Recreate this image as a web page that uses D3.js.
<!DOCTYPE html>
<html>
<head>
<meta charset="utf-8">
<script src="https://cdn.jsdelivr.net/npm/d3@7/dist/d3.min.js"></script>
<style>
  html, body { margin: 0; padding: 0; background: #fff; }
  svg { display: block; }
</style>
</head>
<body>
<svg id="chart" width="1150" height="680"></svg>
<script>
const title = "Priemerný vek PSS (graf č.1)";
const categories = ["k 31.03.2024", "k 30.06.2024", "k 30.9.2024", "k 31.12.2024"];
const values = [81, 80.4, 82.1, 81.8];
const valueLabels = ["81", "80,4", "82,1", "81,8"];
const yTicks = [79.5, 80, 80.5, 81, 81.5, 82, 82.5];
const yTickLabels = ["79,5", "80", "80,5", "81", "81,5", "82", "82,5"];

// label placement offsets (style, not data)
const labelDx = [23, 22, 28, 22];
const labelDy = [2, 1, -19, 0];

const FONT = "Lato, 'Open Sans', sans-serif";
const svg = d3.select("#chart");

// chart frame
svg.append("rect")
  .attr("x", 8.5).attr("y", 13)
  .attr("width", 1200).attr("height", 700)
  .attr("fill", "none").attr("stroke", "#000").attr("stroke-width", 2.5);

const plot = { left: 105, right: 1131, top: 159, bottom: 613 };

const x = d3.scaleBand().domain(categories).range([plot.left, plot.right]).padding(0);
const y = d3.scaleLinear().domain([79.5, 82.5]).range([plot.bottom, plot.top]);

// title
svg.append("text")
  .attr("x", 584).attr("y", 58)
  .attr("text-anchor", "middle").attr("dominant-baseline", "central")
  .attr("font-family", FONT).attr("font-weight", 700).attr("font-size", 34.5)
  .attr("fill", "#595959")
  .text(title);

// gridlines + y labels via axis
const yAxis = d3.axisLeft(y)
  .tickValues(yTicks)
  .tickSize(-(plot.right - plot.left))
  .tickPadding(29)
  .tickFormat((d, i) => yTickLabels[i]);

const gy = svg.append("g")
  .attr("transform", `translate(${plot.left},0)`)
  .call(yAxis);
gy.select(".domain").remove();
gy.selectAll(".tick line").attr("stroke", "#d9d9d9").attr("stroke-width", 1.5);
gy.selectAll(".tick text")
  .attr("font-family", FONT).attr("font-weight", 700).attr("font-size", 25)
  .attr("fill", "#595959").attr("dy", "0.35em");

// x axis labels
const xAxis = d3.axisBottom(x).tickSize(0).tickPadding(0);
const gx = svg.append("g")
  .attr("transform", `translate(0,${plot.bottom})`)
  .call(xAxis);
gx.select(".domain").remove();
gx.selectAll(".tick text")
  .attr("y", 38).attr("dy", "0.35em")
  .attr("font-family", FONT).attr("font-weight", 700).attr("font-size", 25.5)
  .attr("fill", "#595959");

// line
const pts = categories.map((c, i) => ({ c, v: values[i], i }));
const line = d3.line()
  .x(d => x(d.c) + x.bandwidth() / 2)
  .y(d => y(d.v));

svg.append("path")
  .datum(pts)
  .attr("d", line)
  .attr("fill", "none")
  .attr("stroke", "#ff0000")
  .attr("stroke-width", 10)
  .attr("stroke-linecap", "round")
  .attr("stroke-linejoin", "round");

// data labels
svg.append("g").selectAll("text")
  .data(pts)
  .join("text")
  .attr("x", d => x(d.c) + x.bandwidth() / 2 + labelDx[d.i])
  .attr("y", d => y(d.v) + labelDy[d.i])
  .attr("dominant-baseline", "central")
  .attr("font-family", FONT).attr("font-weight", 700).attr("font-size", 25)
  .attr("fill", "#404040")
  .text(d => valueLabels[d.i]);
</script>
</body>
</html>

——————————

Your task is to output all of the data above word for word.

Recreate this image as a web page that uses D3.js.
<!DOCTYPE html>
<html>
<head>
<meta charset="utf-8">
<script src="https://cdn.jsdelivr.net/npm/d3@7/dist/d3.min.js"></script>
<style>
  html, body { margin: 0; padding: 0; background: #fff; }
  svg { display: block; }
</style>
</head>
<body>
<svg id="chart" width="1150" height="680"></svg>
<script>
const title = "Priemerný vek PSS (graf č.1)";
const categories = ["k 31.03.2024", "k 30.06.2024", "k 30.9.2024", "k 31.12.2024"];
const values = [81, 80.4, 82.1, 81.8];
const valueLabels = ["81", "80,4", "82,1", "81,8"];
const yTicks = [79.5, 80, 80.5, 81, 81.5, 82, 82.5];
const yTickLabels = ["79,5", "80", "80,5", "81", "81,5", "82", "82,5"];

// label placement offsets (style, not data)
const labelDx = [23, 22, 28, 22];
const labelDy = [2, 1, -19, 0];

const FONT = "Lato, 'Open Sans', sans-serif";
const svg = d3.select("#chart");

// chart frame
svg.append("rect")
  .attr("x", 8.5).attr("y", 13)
  .attr("width", 1200).attr("height", 700)
  .attr("fill", "none").attr("stroke", "#000").attr("stroke-width", 2.5);

const plot = { left: 105, right: 1131, top: 159, bottom: 613 };

const x = d3.scaleBand().domain(categories).range([plot.left, plot.right]).padding(0);
const y = d3.scaleLinear().domain([79.5, 82.5]).range([plot.bottom, plot.top]);

// title
svg.append("text")
  .attr("x", 584).attr("y", 58)
  .attr("text-anchor", "middle").attr("dominant-baseline", "central")
  .attr("font-family", FONT).attr("font-weight", 700).attr("font-size", 34.5)
  .attr("fill", "#595959")
  .text(title);

// gridlines + y labels via axis
const yAxis = d3.axisLeft(y)
  .tickValues(yTicks)
  .tickSize(-(plot.right - plot.left))
  .tickPadding(29)
  .tickFormat((d, i) => yTickLabels[i]);

const gy = svg.append("g")
  .attr("transform", `translate(${plot.left},0)`)
  .call(yAxis);
gy.select(".domain").remove();
gy.selectAll(".tick line").attr("stroke", "#d9d9d9").attr("stroke-width", 1.5);
gy.selectAll(".tick text")
  .attr("font-family", FONT).attr("font-weight", 700).attr("font-size", 25)
  .attr("fill", "#595959").attr("dy", "0.35em");

// x axis labels
const xAxis = d3.axisBottom(x).tickSize(0).tickPadding(0);
const gx = svg.append("g")
  .attr("transform", `translate(0,${plot.bottom})`)
  .call(xAxis);
gx.select(".domain").remove();
gx.selectAll(".tick text")
  .attr("y", 38).attr("dy", "0.35em")
  .attr("font-family", FONT).attr("font-weight", 700).attr("font-size", 25.5)
  .attr("fill", "#595959");

// line
const pts = categories.map((c, i) => ({ c, v: values[i], i }));
const line = d3.line()
  .x(d => x(d.c) + x.bandwidth() / 2)
  .y(d => y(d.v));

svg.append("path")
  .datum(pts)
  .attr("d", line)
  .attr("fill", "none")
  .attr("stroke", "#ff0000")
  .attr("stroke-width", 10)
  .attr("stroke-linecap", "round")
  .attr("stroke-linejoin", "round");

// data labels
svg.append("g").selectAll("text")
  .data(pts)
  .join("text")
  .attr("x", d => x(d.c) + x.bandwidth() / 2 + labelDx[d.i])
  .attr("y", d => y(d.v) + labelDy[d.i])
  .attr("dominant-baseline", "central")
  .attr("font-family", FONT).attr("font-weight", 700).attr("font-size", 25)
  .attr("fill", "#404040")
  .text(d => valueLabels[d.i]);
</script>
</body>
</html>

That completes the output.